Housekeeping.my.id –
Pernyataan bersama Indonesia-China sebagai hasil kunjungan Presiden Prabowo Subianto ke Beijing beberapa waktu lalu kembali panen perhatian.
Anggota DPR RI ramai-ramai menyoroti pernyataan itu saat Menteri Luar Negeri Sugiono rapat kerja dengan Komisi I di Kompleks Parlemen pada Senin (2/12).
Sejumlah anggota komisi I menyampaikan kekhawatiran mereka soal posisi Indonesia dan kedaulatan negara ini. Sugiono menegaskan posisi RI tak berubah dan pemerintah tak mengakui klaim 9 dash lines China.
Meski berulang kali ditegaskan posisi Indonesia, sejumlah pengamat tetap khawatir langkah itu bisa membahayakan kepentingan nasional Indonesia.
Peneliti di Centre for Strategic and International Studies (CSIS) Indonesia Waffaa Kharisma mengatakan pernyataan bersama itu berpotensi merugikan Indonesia dalam jangka panjang.
“Buat saya ya frasa overlapping itu bentuk konsesi Indonesia yang mengalah di hadapan China,” kata Waffaa saat dihubungi CNNIndonesia.com, Selasa (3/12).
Salah satu poin yang jadi sorotan di pernyataan bersama adalah poin 9.
Poin itu berbunyi kedua pihak mencapai kesepahaman bersama yang penting mengenai pengembangan bersama di bidang-bidang yang memiliki klaim tumpang tindih (overlapping claims).
Guru Besar hukum internasional Universitas Indonesia Hikmahanto Juwana juga sempat mengkritik pernyataan bersama itu.
“Apakah yang dimaksud dengan overlapping claims ini terkait klaim sepuluh garis putus oleh China yang bertumpang tindih dengan klaim Zona Ekonomi Eksklusif Indonesia di Natuna Utara?” kata Hikmahanto pada pertengahan November.
Dia lalu berujar, “Bila memang benar, berarti kebijakan Indonesia terkait klaim sepihak China atas Sepuluh [dulu sembilan] Garis Putus telah berubah secara drastis.”
China mengklaim sebagian besar wilayah di perairan LCS. Mereka juga membuat nine dash lines dan selama ini, Indonesia tak mengakuinya.

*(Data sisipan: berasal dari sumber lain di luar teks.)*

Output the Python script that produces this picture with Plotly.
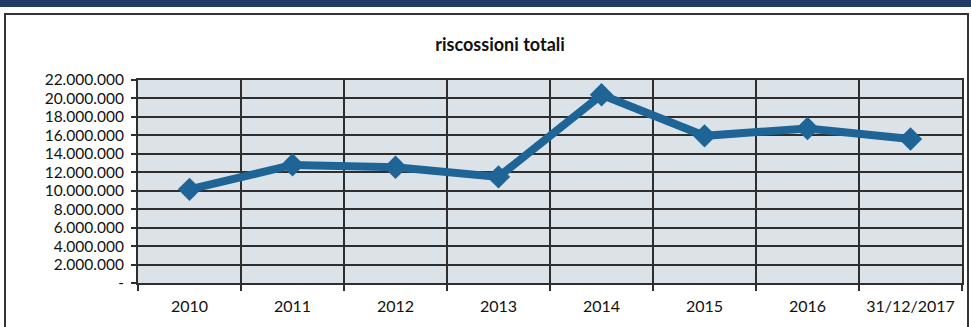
import plotly.graph_objects as go

categories = ["2010", "2011", "2012", "2013", "2014", "2015", "2016", "31/12/2017"]
riscossioni = [10150000, 12800000, 12550000, 11500000, 20400000, 15950000, 16750000, 15600000]
y_tickvals = [0, 2000000, 4000000, 6000000, 8000000, 10000000, 12000000,
              14000000, 16000000, 18000000, 20000000, 22000000]
y_ticktext = ["-", "2.000.000", "4.000.000", "6.000.000", "8.000.000", "10.000.000",
              "12.000.000", "14.000.000", "16.000.000", "18.000.000", "20.000.000", "22.000.000"]

FONT = "Lato"
GRID = "#2e2e2e"

fig = go.Figure()
fig.add_trace(go.Scatter(
    x=categories, y=riscossioni, mode="lines+markers",
    line=dict(color="#1f6496", width=8),
    marker=dict(symbol="diamond", size=18, color="#1f6496"),
    showlegend=False,
))

fig.update_layout(
    width=971, height=327,
    margin=dict(l=138, r=9, t=80, b=44, autoexpand=False),
    paper_bgcolor="white",
    plot_bgcolor="#dce3e8",
    font=dict(family=FONT, color="#111111", size=16),
    title=dict(text="<b>riscossioni totali</b>", x=0.515, xanchor="center",
               y=1 - 45 / 327, yanchor="middle",
               font=dict(family=FONT, size=18, color="#111111")),
    xaxis=dict(
        type="category", range=[-0.5, 7.5], automargin=False,
        tickson="boundaries", ticks="outside", ticklen=6, tickwidth=2, tickcolor=GRID,
        showgrid=True, gridcolor=GRID, gridwidth=2,
        showline=True, linecolor=GRID, linewidth=2, mirror=True,
        tickangle=0, tickfont=dict(size=16), ticklabelstandoff=8,
    ),
    yaxis=dict(
        range=[0, 22000000], tickvals=y_tickvals, ticktext=y_ticktext, automargin=False,
        ticks="outside", ticklen=5, tickwidth=2, tickcolor=GRID,
        showgrid=True, gridcolor=GRID, gridwidth=2,
        showline=True, linecolor=GRID, linewidth=2, mirror=True,
        zeroline=False, tickfont=dict(size=15.5), ticklabelstandoff=4,
    ),
    shapes=[
        # chart frame (scanned spreadsheet border)
        dict(type="rect", xref="paper", yref="paper",
             x0=(5 - 138) / 824, x1=(968 - 138) / 824,
             y0=(283 - 340) / 203, y1=(283 - 14) / 203,
             line=dict(color="#333333", width=2), fillcolor="rgba(0,0,0,0)", layer="below"),
        # dark band at the top of the scan
        dict(type="rect", xref="paper", yref="paper",
             x0=(0 - 138) / 824, x1=(971 - 138) / 824,
             y0=(283 - 7) / 203, y1=(283 - 0) / 203,
             line=dict(width=0), fillcolor="#1f3b66", layer="below"),
    ],
)

fig.write_html("out.html")
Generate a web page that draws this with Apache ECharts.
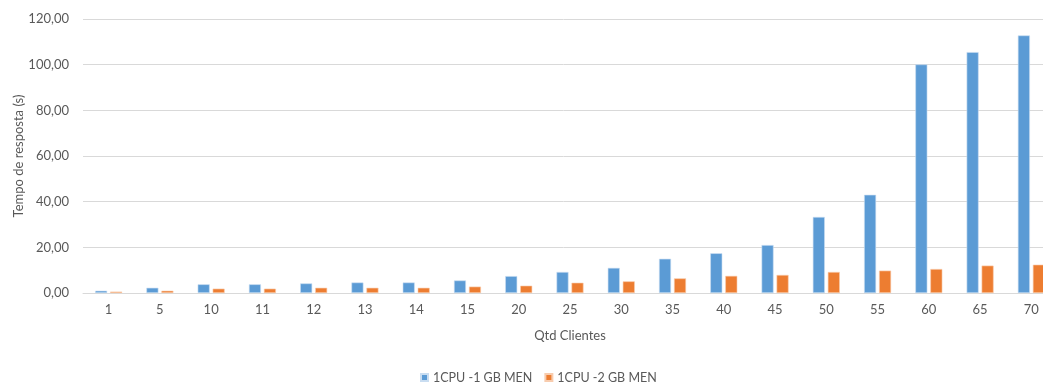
<!DOCTYPE html>
<html>
<head>
<meta charset="utf-8">
<script src="https://cdn.jsdelivr.net/npm/echarts@6/dist/echarts.min.js"></script>
<style>html,body{margin:0;padding:0;background:#fff}#c{width:1043px;height:383px}</style>
</head>
<body>
<div id="c"></div>
<script>
const categories = ['1','5','10','11','12','13','14','15','20','25','30','35','40','45','50','55','60','65','70'];
const series1Name = '1CPU -1 GB MEN';
const series2Name = '1CPU -2 GB MEN';
const series1 = [1.0,2.3,3.8,3.8,4.2,4.6,4.6,5.5,7.4,9.2,11.0,15.0,17.4,21.0,33.3,43.0,100.1,105.5,112.8];
const series2 = [0.6,1.0,1.9,1.9,2.3,2.3,2.3,2.8,3.2,4.5,5.1,6.4,7.5,7.9,9.2,9.8,10.5,12.0,12.4];
const yTicks = [0,20,40,60,80,100,120];

const font = 'Lato, "Open Sans", sans-serif';
const txt = '#595959';
const chart = echarts.init(document.getElementById('c'), null, {renderer:'canvas'});
chart.setOption({
  animation:false,
  textStyle:{fontFamily:font},
  grid:{left:83,width:974,top:19,height:274,containLabel:false,outerBoundsMode:'none'},
  legend:{
    left:415, top:366, itemWidth:7, itemHeight:7, itemGap:12, icon:'rect',
    textStyle:{color:txt,fontSize:12.5,fontFamily:font},
    data:[series1Name,series2Name]
  },
  xAxis:{
    type:'category', data:categories,
    name:'Qtd Clientes', nameLocation:'middle', nameGap:36, nameMoveOverlap:false,
    nameTextStyle:{color:txt,fontSize:13,fontFamily:font},
    axisLine:{lineStyle:{color:'#D9D9D9'}},
    axisTick:{show:false},
    axisLabel:{color:txt,fontSize:13,margin:10,fontFamily:font}
  },
  yAxis:{
    type:'value', min:yTicks[0], max:yTicks[yTicks.length-1], interval:20,
    name:'Tempo de resposta (s)', nameLocation:'middle', nameGap:58, nameRotate:90, nameMoveOverlap:false,
    nameTextStyle:{color:txt,fontSize:13,fontFamily:font},
    axisLine:{show:false}, axisTick:{show:false},
    axisLabel:{color:txt,fontSize:13,margin:14,fontFamily:font,
      formatter:v=>v.toFixed(2).replace('.',',')},
    splitLine:{lineStyle:{color:'#D9D9D9'}}
  },
  series:[
    {name:series1Name,type:'bar',data:series1,barWidth:12,barGap:'25%',
      itemStyle:{color:'#5B9BD5',borderColor:'#C9DDF1',borderWidth:0.6}},
    {name:series2Name,type:'bar',data:series2,barWidth:12,barGap:'25%',
      itemStyle:{color:'#ED7D31',borderColor:'#F8CCAE',borderWidth:0.6}}
  ]
});
</script>
</body>
</html>
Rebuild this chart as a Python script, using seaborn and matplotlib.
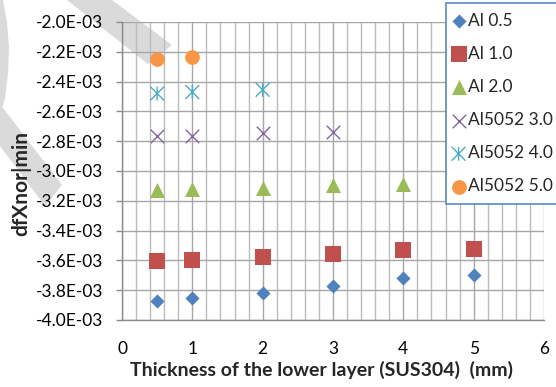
import matplotlib
matplotlib.use("Agg")
import matplotlib.pyplot as plt
import pandas as pd
import seaborn as sns
from matplotlib.path import Path
from matplotlib.patches import Polygon
from matplotlib.ticker import MultipleLocator, FuncFormatter

# ---- data -------------------------------------------------------------
series_labels = ["Al 0.5", "Al 1.0", "Al 2.0", "Al5052 3.0", "Al5052 4.0", "Al5052 5.0"]

x_al05 = [0.5, 1, 2, 3, 4, 5]
y_al05 = [-3.875e-3, -3.85e-3, -3.82e-3, -3.775e-3, -3.72e-3, -3.70e-3]

x_al10 = [0.5, 1, 2, 3, 4, 5]
y_al10 = [-3.607e-3, -3.597e-3, -3.58e-3, -3.556e-3, -3.527e-3, -3.522e-3]

x_al20 = [0.5, 1, 2, 3, 4]
y_al20 = [-3.128e-3, -3.12e-3, -3.115e-3, -3.096e-3, -3.086e-3]

x_a5052_30 = [0.5, 1, 2, 3]
y_a5052_30 = [-2.765e-3, -2.765e-3, -2.745e-3, -2.735e-3]

x_a5052_40 = [0.5, 1, 2]
y_a5052_40 = [-2.48e-3, -2.47e-3, -2.455e-3]

x_a5052_50 = [0.5, 1]
y_a5052_50 = [-2.247e-3, -2.237e-3]

x_label = "Thickness of the lower layer (SUS304)  (mm)"
y_label = "dfXnor|min"

# ---- style ------------------------------------------------------------
sns.set_style("white")
plt.rcParams["font.family"] = ["Lato", "DejaVu Sans"]
FS = 12.5

W, H = 556, 387
fig = plt.figure(figsize=(W / 100, H / 100), dpi=100)
fig.patch.set_facecolor("white")


def px(x, y):
    return (x / W, 1 - y / H)


# faint background watermark strokes
wm = "#dadada"
for pts in [
    [(67, 0), (112, 0), (172, 45), (148, 64)],
    [(0, 104), (62, 185), (45, 206), (0, 146)],
    [(0, 0), (3, 0), (7, 22), (9, 48), (8, 74), (5, 98), (0, 116)],
]:
    fig.add_artist(Polygon([px(*p) for p in pts], closed=True,
                           transform=fig.transFigure, facecolor=wm,
                           edgecolor="none", zorder=-1))

ax = fig.add_axes([122 / W, 1 - 320 / H, (544 - 122) / W, (320 - 22) / H])
ax.set_facecolor("none")

# asterisk marker: an X plus a vertical stroke
asterisk = Path(
    [(-0.5, -0.5), (0.5, 0.5), (-0.5, 0.5), (0.5, -0.5), (0, -0.5), (0, 0.5)],
    [Path.MOVETO, Path.LINETO, Path.MOVETO, Path.LINETO, Path.MOVETO, Path.LINETO],
)

series = [
    (x_al05, y_al05, "D", "#4F81BD", 52, True),
    (x_al10, y_al10, "s", "#C0504D", 118, True),
    (x_al20, y_al20, "^", "#9BBB59", 118, True),
    (x_a5052_30, y_a5052_30, "x", "#8064A2", 95, False),
    (x_a5052_40, y_a5052_40, asterisk, "#4BACC6", 100, False),
    (x_a5052_50, y_a5052_50, "o", "#F79646", 112, True),
]

for (xs, ys, mk, col, size, filled), lab in zip(series, series_labels):
    df = pd.DataFrame({"x": xs, "y": ys})
    if filled:
        sns.scatterplot(data=df, x="x", y="y", ax=ax, marker=mk, s=size,
                        color=col, edgecolor=col, linewidth=0, label=lab,
                        zorder=3, clip_on=False)
    elif mk == "x":
        sns.scatterplot(data=df, x="x", y="y", ax=ax, marker=mk, s=size,
                        color=col, linewidth=1.0, label=lab, zorder=3,
                        clip_on=False)
    else:
        sns.scatterplot(data=df, x="x", y="y", ax=ax, marker=mk, s=size,
                        facecolor="none", edgecolor=col, color=col,
                        linewidth=1.0, label=lab, zorder=3, clip_on=False)

# ---- axes -------------------------------------------------------------
ax.set_xlim(0, 6)
ax.set_ylim(-4.0e-3, -2.0e-3)
ax.xaxis.set_major_locator(MultipleLocator(1))
ax.xaxis.set_minor_locator(MultipleLocator(0.2))
ax.yaxis.set_major_locator(MultipleLocator(0.2e-3))
ax.yaxis.set_major_formatter(FuncFormatter(lambda v, p: "{:.1E}".format(v)))

ax.grid(True, which="major", axis="both", color="#a6a6a6", linewidth=1.0, zorder=1)
ax.grid(True, which="minor", axis="x", color="#bcbcbc", linewidth=1.0, zorder=1)
ax.set_axisbelow(True)

for side in ["top", "right"]:
    ax.spines[side].set_visible(False)
for side in ["left", "bottom"]:
    ax.spines[side].set_color("#8a8a8a")
    ax.spines[side].set_linewidth(1.0)

ax.tick_params(axis="y", which="major", direction="out", length=4.3, width=1.0,
               color="#8a8a8a", pad=9, labelsize=FS, labelcolor="black", left=True)
ax.tick_params(axis="x", which="major", direction="out", length=0, pad=15,
               labelsize=FS, labelcolor="black", bottom=True)
ax.tick_params(axis="x", which="minor", length=0)

ax.set_xlabel(x_label, fontsize=14.0, fontweight="bold")
ax.set_ylabel(y_label, fontsize=15, fontweight="bold")
ax.xaxis.set_label_coords((321 - 122) / 422, (320 - 361) / 298)
ax.yaxis.set_label_coords((31 - 122) / 422, (320 - 184) / 298)

leg = ax.legend(loc="upper left", bbox_to_anchor=px(446, 3),
                bbox_transform=fig.transFigure, borderaxespad=0,
                fontsize=FS, frameon=True, fancybox=False,
                borderpad=0.55, handlelength=0.35, handletextpad=0.35,
                labelspacing=0.99, markerscale=1.0)
leg.get_frame().set_edgecolor("#5b87c5")
leg.get_frame().set_linewidth(1.2)
leg.get_frame().set_alpha(1.0)
leg.set_zorder(10)

fig.savefig("out.png", dpi=100)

Waffa menilai jika pernyataan bersama itu ditindaklanjuti dalam wujud kerja sama dan secara publik dibungkus sebagai kerja sama ekonomi, ini akan memperkuat klaim China.
“Dia akan memperkuat klaim sepihak Tiongkok dan mengesankan kita mengalah karena Tiongkok negara besar,” ujar dia.

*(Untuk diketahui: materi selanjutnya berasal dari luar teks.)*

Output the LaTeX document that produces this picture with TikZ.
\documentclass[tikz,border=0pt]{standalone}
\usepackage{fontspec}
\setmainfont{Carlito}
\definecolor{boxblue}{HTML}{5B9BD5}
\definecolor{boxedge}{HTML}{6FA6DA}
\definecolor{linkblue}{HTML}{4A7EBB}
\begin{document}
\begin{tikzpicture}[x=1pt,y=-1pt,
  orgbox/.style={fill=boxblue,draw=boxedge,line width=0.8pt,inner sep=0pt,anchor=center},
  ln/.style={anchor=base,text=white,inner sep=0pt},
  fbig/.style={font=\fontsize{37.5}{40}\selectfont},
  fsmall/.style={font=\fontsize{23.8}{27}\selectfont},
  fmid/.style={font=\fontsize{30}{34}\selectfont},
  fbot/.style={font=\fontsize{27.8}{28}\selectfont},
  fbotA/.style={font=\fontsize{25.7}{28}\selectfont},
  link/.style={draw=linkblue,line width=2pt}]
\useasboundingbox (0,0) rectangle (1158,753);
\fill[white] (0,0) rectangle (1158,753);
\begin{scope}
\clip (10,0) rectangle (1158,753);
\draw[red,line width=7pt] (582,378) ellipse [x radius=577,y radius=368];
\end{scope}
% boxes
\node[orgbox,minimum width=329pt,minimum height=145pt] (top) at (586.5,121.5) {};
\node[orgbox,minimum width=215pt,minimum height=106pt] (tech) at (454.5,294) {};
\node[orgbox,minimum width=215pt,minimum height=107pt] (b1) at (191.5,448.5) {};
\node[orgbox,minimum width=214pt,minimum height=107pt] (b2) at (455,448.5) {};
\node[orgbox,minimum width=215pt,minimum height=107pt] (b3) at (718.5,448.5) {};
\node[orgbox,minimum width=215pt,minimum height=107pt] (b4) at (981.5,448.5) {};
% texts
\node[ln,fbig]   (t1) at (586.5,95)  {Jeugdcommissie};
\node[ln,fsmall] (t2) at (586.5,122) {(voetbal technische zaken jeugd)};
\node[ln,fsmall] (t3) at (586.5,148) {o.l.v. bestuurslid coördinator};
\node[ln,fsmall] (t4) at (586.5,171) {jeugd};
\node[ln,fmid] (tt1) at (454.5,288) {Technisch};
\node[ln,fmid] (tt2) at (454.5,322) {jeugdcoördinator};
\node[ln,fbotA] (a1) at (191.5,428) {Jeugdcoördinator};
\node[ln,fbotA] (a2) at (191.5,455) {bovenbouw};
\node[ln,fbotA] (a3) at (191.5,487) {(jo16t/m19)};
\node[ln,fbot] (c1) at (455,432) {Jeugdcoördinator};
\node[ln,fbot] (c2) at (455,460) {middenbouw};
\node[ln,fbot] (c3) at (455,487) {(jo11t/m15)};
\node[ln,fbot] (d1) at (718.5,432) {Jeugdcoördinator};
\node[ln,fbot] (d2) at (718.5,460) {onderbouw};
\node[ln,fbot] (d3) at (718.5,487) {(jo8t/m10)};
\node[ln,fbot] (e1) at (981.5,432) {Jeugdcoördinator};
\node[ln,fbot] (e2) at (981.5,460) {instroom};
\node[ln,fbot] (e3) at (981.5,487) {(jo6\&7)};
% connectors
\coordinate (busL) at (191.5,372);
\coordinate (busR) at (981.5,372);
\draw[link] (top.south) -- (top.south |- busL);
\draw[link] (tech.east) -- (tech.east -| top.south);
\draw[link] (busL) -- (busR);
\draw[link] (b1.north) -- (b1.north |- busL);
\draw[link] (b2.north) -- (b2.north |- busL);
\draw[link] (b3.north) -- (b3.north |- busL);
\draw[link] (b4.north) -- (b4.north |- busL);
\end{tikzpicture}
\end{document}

Waffaa lalu menyarankan jika Indonesia ingin membuat pernyataan itu tampak netral atau dengan kata lain putar balk, pemerintah perlu mengajak negara besar lain untuk ikut joint development di Laut Natuna Utara.
Dalam rapat kerja dengan Komisi I, Menlu mengatakan Indonesia sudah memberi tahu negara kawasan soal joint development itu. Menurut dia, negara-negara terkait tak mempermasalahkan.

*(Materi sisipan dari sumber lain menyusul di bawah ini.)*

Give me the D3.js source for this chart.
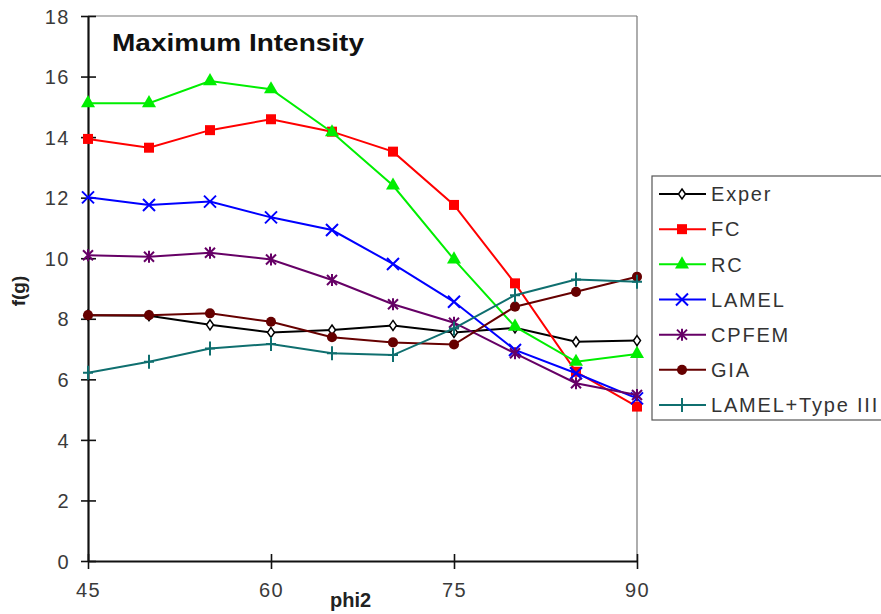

Namun, Waffaa menggarisbawahi jika kerja sama itu dilanjutkan akan berpotensi negatif bagi Indonesia.
“Yang dikhawatirkan adalah Pak Prabowo tetap merasa ini ide bagus, sehingga idenya jalan terus. Nanti, semakin terlihat kita memberi reward pada klaim ilegal,” ungkap dia.
Jika terus berlanjut dan hanya kerja sama dengan kekuatan besar seperti China tanpa menggandeng negara lain, ini juga akan berdampak ke hubungan Indonesia dan ASEAN.
Indonesia, kata Waffaa, tak lagi dianggap menghormati UNCLOS dan hukum internasional. RI juga kehilangan bargaining power untuk membicarakan masalah Laut China Selatan jika menyangkut Negeri Tirai Bambu.
Indonesia selama ini berkomitmen mentaati konvensi hukum laut PBB dan peraturan internasional. RI juga menjadi negara yang diperhitungkan di ASEAN.
“Berarti negara-negara lain kalau mau memperjuangkan kepentingan Laut China Selatan, tidak bisa lewat Indonesia, bergantung pada Indonesia,” ujar Waffaa.